2. Tidak adanya ekspansi ke wilayah-wilayah baru sehingga kondisi ini dimanfaatkan oleh masyarakat guna meninggkatkan taraf hidup dan kesejahtraan mereka.
3. Besarnya arus permintaan (demand) untuk kebutuhan-kebutuhan hidup baik yang bersifat primer, sekunder dan tersier, telah mendorong para pelaku ekonomi untuk memperbanyak kuantitas persediaan (supply) barang-barang dan jasa.
4. Besarnya arus permintaan (demand) akan barang tersebut disebabkan meningkatnya jumlah penduduk, terutama di wilayah perkotaan yang menjadi basis pertukaran aneka macam komoditas komersial.
5. Luasnya wilayah kekuasaan mendorong perputaran dan pertukaran komoditas menjadi ramai. Terutama wilayah-wilayah bekas jajahan Persia dan Byzantium yang menyimpan potensi ekonomi yang besar.
6. Jalur transfortasi laut serta kemahiran para pelaut muslim dalam ilmu kelautan atau navigasi.

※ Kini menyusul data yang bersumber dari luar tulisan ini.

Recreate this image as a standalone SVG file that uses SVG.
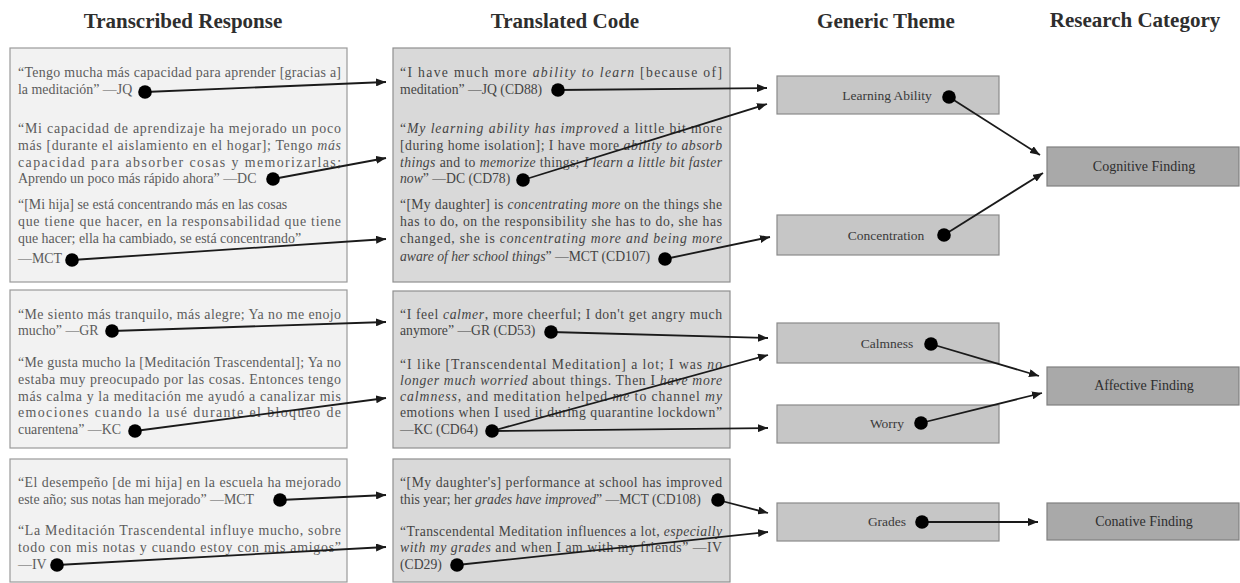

7. Etos kerja ekonomi para khalifah dan pelaku ekomoni dari golongan Arab memang sudah terbukti dalam sejarah sebagai ekonom yang tangguh. Hal ini didorong oleh kenyataan bahwa perdagangan sudah menjadi bagian hidup orang Arab, apalagi kenyataan juga mengatakan bahwa Nabi sendiri juga adalah pedagang.